## What is needed
Collect every line below that contains the word "this".

## Material supplied
###
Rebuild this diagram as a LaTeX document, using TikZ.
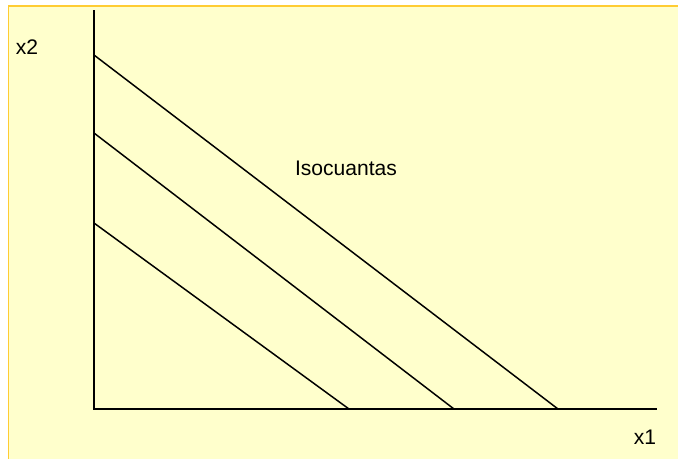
\documentclass[tikz,border=0pt]{standalone}
\usepackage{fontspec}
\setmainfont{Liberation Sans}
\usepackage{xcolor}
\usetikzlibrary{positioning}
\definecolor{paper}{HTML}{FFFFCC}
\definecolor{frame}{HTML}{FFCC33}

\begin{document}
\begin{tikzpicture}[
    x=0.02cm, y=-0.02cm,
    axis/.style={draw, line width=1.1pt},
    iso/.style={draw, line width=0.85pt},
    lbl/.style={font=\fontsize{12}{14}\selectfont, inner sep=0pt}
]
\useasboundingbox (0,0) rectangle (678,458);
\fill[white] (0,0) rectangle (678,458);
\draw[fill=paper, draw=frame, line width=0.6pt] (8.5,6) rectangle (690,470);

\coordinate (top) at (94,10);
\coordinate (origin) at (94,409);
\coordinate (right) at (657,409);

\coordinate (a3) at (94,55);
\coordinate (b3) at (558,409);
\coordinate (a2) at (94,133);
\coordinate (b2) at (454,409);
\coordinate (a1) at (94,223);
\coordinate (b1) at (349,409);

\draw[axis] (top) -- (origin) -- (right);

\draw[iso] (a3) -- (b3);
\draw[iso] (a2) -- (b2);
\draw[iso] (a1) -- (b1);

\node[lbl] (ylab) at (27,47) {x2};
\node[lbl] (xlab) at (645,437) {x1};
\node[lbl] (name) at (346,168) {Isocuantas};
\end{tikzpicture}
\end{document}
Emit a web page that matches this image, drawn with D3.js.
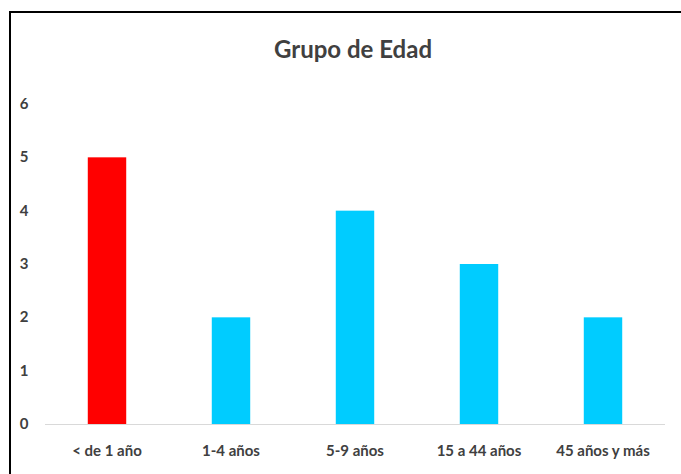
###
## Exercise response
Rebuild this diagram as a LaTeX document, using TikZ.
Emit a web page that matches this image, drawn with D3.js.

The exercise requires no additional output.